*Extracted information*:
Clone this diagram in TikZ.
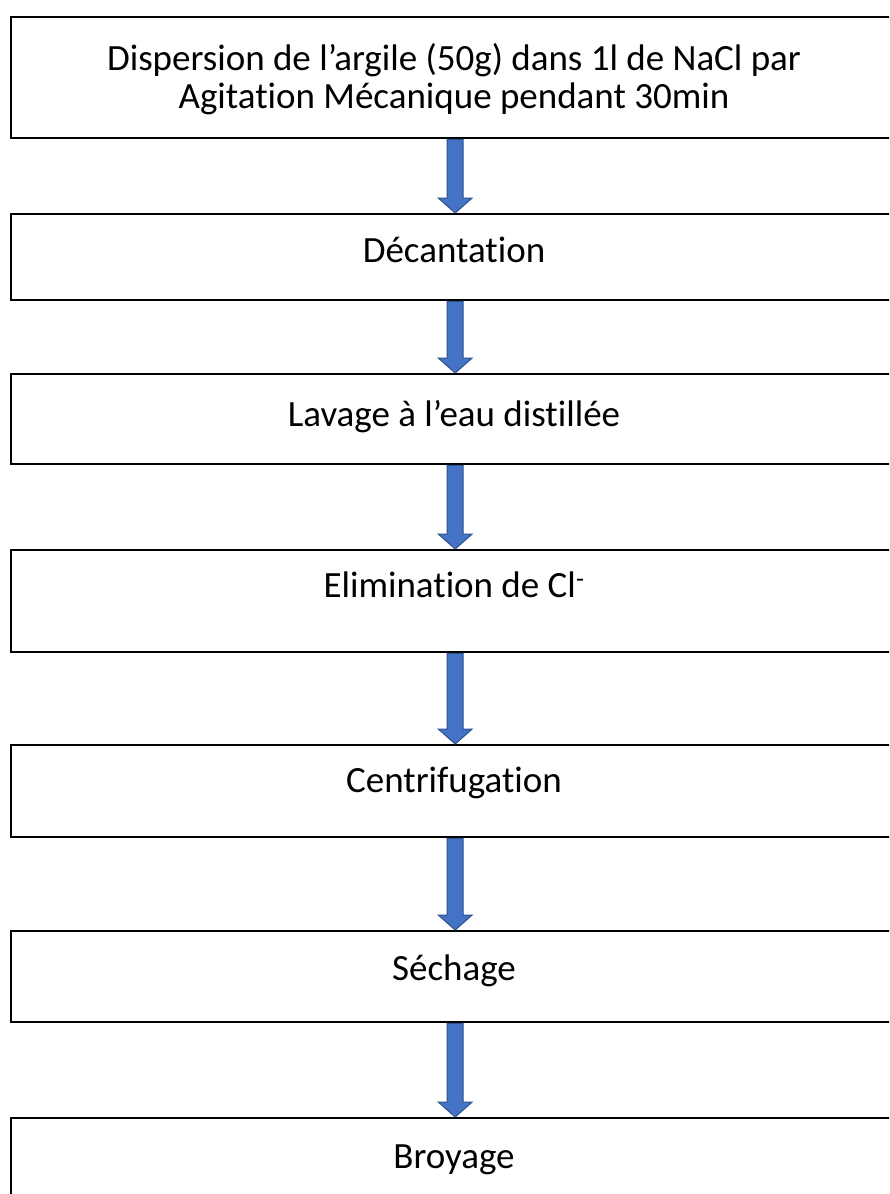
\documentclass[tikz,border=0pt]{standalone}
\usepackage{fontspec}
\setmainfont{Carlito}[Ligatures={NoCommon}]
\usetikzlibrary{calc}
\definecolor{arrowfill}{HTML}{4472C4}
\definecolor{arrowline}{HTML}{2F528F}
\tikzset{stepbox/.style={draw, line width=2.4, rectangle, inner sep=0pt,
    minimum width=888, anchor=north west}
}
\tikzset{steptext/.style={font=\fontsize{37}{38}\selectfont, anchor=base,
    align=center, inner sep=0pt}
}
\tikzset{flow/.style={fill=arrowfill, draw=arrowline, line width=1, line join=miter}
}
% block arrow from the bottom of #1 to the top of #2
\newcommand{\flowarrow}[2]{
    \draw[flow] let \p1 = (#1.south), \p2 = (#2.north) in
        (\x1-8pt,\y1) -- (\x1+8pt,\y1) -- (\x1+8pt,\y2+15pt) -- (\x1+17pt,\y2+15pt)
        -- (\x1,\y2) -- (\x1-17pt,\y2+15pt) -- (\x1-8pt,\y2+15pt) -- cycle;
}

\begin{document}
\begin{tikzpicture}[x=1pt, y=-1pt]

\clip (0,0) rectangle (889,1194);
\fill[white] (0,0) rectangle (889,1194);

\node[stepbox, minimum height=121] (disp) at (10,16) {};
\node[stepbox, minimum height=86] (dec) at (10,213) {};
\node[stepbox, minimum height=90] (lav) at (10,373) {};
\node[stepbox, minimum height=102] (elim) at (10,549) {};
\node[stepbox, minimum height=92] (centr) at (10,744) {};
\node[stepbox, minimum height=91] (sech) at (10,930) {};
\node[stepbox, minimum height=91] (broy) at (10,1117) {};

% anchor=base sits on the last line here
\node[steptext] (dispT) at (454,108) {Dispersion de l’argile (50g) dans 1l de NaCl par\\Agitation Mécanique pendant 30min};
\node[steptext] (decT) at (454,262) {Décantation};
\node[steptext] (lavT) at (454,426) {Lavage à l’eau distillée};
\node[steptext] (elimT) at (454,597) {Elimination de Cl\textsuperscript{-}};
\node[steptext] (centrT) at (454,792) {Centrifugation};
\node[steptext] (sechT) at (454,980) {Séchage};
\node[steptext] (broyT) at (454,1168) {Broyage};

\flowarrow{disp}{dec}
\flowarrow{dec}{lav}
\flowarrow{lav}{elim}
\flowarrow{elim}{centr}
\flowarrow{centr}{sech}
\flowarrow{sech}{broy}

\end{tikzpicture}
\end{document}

...

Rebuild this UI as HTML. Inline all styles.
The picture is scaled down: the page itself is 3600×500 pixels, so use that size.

...

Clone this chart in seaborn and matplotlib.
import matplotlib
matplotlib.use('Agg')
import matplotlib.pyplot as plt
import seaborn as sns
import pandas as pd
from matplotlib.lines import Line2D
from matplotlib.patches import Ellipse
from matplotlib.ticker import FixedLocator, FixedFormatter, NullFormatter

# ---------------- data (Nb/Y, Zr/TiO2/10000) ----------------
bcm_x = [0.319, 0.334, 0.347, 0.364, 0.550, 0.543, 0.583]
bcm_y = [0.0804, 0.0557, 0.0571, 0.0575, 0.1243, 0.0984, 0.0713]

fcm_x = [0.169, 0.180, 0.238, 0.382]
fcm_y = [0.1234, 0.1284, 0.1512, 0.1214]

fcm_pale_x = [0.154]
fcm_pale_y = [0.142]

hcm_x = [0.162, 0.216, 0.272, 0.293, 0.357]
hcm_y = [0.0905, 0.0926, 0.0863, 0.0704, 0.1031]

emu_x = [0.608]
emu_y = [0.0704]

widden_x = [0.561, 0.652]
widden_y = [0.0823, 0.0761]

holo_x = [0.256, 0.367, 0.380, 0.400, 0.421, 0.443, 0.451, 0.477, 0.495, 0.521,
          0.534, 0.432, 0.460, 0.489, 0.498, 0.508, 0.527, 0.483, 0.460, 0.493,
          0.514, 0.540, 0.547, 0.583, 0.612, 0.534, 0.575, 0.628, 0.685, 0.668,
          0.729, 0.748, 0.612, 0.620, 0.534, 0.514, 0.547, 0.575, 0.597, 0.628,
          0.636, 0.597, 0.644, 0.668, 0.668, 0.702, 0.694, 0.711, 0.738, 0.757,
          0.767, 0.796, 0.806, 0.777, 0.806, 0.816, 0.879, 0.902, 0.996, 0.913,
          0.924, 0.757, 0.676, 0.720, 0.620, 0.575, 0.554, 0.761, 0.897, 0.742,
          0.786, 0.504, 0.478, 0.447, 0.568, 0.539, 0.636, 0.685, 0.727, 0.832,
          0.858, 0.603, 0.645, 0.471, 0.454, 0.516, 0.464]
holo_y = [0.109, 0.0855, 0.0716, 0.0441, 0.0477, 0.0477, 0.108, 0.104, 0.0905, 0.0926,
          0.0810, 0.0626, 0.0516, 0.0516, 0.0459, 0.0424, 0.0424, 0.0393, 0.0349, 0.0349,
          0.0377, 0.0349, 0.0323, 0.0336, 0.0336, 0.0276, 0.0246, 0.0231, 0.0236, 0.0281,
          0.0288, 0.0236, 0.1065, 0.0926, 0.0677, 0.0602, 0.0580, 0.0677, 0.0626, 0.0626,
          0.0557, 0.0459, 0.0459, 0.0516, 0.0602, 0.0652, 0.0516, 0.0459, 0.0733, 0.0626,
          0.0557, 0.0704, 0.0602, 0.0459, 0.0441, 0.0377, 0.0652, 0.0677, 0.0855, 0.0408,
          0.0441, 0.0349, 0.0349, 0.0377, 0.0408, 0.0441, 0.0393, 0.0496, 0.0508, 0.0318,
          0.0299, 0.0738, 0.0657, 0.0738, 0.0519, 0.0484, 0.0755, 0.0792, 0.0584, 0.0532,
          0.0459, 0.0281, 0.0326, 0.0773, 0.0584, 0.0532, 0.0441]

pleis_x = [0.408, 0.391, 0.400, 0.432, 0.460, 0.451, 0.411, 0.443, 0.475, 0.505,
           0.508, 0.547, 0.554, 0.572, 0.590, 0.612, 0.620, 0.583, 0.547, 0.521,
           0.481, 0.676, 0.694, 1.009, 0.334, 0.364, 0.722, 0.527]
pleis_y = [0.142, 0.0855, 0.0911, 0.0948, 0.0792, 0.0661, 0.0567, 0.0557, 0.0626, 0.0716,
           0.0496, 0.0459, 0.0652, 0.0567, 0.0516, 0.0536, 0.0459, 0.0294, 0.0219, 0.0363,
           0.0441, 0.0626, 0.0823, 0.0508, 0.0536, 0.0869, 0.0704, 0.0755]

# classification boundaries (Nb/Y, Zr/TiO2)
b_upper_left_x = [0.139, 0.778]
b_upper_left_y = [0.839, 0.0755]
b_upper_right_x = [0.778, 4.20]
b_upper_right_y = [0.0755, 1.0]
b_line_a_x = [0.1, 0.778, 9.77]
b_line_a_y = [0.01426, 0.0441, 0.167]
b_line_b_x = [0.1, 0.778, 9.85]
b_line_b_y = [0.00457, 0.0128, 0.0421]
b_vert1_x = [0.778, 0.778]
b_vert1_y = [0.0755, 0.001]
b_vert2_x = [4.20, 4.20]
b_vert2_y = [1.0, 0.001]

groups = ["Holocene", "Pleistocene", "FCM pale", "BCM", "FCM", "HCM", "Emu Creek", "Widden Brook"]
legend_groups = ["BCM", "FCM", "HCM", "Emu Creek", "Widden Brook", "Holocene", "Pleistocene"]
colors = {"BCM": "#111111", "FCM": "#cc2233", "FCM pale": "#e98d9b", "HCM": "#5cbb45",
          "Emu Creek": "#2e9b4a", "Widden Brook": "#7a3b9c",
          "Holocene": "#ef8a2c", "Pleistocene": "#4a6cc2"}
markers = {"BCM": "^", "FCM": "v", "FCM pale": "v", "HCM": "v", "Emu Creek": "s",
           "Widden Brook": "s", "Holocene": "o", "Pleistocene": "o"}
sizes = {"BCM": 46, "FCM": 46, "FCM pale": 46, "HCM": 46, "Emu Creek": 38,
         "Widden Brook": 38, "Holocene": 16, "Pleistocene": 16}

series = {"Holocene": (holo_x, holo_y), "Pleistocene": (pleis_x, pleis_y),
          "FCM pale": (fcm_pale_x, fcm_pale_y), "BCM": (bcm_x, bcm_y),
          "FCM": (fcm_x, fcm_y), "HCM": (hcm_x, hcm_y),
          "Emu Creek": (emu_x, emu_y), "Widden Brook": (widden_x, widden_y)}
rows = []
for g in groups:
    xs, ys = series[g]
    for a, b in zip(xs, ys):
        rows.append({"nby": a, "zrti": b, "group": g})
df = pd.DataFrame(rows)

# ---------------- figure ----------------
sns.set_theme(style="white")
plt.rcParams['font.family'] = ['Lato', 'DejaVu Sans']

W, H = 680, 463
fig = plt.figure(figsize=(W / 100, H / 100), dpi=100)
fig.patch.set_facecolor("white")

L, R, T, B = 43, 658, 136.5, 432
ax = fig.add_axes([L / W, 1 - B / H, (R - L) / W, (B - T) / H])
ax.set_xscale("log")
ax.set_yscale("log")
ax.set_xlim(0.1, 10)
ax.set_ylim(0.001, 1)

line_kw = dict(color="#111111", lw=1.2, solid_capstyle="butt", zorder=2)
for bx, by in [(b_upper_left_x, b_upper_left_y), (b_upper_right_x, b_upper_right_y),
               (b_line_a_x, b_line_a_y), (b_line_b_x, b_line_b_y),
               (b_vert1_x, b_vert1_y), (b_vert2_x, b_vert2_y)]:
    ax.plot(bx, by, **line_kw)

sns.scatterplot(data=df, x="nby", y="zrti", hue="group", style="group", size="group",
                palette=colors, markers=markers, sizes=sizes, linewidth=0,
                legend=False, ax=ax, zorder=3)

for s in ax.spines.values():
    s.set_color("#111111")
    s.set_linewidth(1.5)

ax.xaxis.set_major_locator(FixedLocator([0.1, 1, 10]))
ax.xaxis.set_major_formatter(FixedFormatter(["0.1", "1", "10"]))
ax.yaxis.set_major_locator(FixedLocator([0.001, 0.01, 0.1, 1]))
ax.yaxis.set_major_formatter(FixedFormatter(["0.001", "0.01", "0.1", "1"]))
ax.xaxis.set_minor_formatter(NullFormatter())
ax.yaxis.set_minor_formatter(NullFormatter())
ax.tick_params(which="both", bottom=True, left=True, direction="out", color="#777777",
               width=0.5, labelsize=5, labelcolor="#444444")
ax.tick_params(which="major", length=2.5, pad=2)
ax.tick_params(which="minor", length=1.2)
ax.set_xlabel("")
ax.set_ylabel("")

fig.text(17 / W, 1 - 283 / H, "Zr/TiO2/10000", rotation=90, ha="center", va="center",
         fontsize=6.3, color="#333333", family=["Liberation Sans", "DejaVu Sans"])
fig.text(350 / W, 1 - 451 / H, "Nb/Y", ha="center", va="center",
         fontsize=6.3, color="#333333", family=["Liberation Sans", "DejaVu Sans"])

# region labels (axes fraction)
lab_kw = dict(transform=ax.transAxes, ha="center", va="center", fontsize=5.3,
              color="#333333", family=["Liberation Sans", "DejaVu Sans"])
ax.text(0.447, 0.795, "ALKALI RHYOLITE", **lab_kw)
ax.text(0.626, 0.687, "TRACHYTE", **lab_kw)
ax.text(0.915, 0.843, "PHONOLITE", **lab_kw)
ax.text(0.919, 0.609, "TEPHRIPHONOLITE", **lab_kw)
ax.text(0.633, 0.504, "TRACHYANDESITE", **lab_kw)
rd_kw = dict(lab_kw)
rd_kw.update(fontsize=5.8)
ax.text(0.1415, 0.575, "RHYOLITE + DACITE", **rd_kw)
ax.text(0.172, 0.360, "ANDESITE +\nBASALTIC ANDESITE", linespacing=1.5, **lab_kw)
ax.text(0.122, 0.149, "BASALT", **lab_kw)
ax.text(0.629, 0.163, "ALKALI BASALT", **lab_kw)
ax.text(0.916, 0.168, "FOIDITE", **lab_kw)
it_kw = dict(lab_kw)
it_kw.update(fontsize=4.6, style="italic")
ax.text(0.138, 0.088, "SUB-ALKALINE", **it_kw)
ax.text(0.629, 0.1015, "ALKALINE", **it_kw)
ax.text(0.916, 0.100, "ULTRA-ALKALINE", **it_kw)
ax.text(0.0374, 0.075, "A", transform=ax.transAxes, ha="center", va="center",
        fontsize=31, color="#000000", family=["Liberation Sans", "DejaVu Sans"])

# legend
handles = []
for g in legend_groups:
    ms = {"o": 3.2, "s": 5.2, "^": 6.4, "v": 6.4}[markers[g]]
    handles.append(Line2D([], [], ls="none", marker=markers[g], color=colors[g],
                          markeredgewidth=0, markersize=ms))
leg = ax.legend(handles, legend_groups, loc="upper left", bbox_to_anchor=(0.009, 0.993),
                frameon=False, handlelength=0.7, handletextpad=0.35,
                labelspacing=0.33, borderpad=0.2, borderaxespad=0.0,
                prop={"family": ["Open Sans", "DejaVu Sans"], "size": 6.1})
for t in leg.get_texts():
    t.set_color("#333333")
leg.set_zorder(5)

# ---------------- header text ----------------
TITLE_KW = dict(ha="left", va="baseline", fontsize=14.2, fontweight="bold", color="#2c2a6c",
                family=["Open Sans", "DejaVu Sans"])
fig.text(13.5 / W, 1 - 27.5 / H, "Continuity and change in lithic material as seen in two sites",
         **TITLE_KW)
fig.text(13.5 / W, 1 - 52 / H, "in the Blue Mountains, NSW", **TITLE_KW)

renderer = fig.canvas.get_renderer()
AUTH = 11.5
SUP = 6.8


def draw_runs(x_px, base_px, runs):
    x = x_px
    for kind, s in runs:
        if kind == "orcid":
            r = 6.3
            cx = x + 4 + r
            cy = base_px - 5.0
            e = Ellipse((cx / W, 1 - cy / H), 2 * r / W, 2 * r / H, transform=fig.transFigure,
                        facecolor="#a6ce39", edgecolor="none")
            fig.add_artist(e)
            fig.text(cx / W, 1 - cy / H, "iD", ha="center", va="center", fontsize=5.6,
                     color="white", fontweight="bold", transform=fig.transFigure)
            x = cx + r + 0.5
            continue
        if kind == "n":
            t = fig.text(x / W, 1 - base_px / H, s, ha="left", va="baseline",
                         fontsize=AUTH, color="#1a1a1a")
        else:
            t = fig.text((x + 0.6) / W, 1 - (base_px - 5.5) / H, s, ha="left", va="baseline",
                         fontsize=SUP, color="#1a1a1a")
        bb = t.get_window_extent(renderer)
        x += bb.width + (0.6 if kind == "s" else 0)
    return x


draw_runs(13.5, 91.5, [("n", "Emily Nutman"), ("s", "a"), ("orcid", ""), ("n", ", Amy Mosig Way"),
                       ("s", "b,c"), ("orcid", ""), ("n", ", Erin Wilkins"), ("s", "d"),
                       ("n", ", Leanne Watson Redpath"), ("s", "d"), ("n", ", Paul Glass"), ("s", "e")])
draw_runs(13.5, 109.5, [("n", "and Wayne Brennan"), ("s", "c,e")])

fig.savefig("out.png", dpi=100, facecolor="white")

*What needs to be done*:
Nothing but the lines from the one with "Clone this diagram in TikZ." down to the one with "(broyT) at (454,1168)" should be printed, both of them included. Leave out the pictures.

*The solution*:
Clone this diagram in TikZ.
\documentclass[tikz,border=0pt]{standalone}
\usepackage{fontspec}
\setmainfont{Carlito}[Ligatures={NoCommon}]
\usetikzlibrary{calc}
\definecolor{arrowfill}{HTML}{4472C4}
\definecolor{arrowline}{HTML}{2F528F}
\tikzset{stepbox/.style={draw, line width=2.4, rectangle, inner sep=0pt,
    minimum width=888, anchor=north west}
}
\tikzset{steptext/.style={font=\fontsize{37}{38}\selectfont, anchor=base,
    align=center, inner sep=0pt}
}
\tikzset{flow/.style={fill=arrowfill, draw=arrowline, line width=1, line join=miter}
}
% block arrow from the bottom of #1 to the top of #2
\newcommand{\flowarrow}[2]{
    \draw[flow] let \p1 = (#1.south), \p2 = (#2.north) in
        (\x1-8pt,\y1) -- (\x1+8pt,\y1) -- (\x1+8pt,\y2+15pt) -- (\x1+17pt,\y2+15pt)
        -- (\x1,\y2) -- (\x1-17pt,\y2+15pt) -- (\x1-8pt,\y2+15pt) -- cycle;
}

\begin{document}
\begin{tikzpicture}[x=1pt, y=-1pt]

\clip (0,0) rectangle (889,1194);
\fill[white] (0,0) rectangle (889,1194);

\node[stepbox, minimum height=121] (disp) at (10,16) {};
\node[stepbox, minimum height=86] (dec) at (10,213) {};
\node[stepbox, minimum height=90] (lav) at (10,373) {};
\node[stepbox, minimum height=102] (elim) at (10,549) {};
\node[stepbox, minimum height=92] (centr) at (10,744) {};
\node[stepbox, minimum height=91] (sech) at (10,930) {};
\node[stepbox, minimum height=91] (broy) at (10,1117) {};

% anchor=base sits on the last line here
\node[steptext] (dispT) at (454,108) {Dispersion de l’argile (50g) dans 1l de NaCl par\\Agitation Mécanique pendant 30min};
\node[steptext] (decT) at (454,262) {Décantation};
\node[steptext] (lavT) at (454,426) {Lavage à l’eau distillée};
\node[steptext] (elimT) at (454,597) {Elimination de Cl\textsuperscript{-}};
\node[steptext] (centrT) at (454,792) {Centrifugation};
\node[steptext] (sechT) at (454,980) {Séchage};
\node[steptext] (broyT) at (454,1168) {Broyage};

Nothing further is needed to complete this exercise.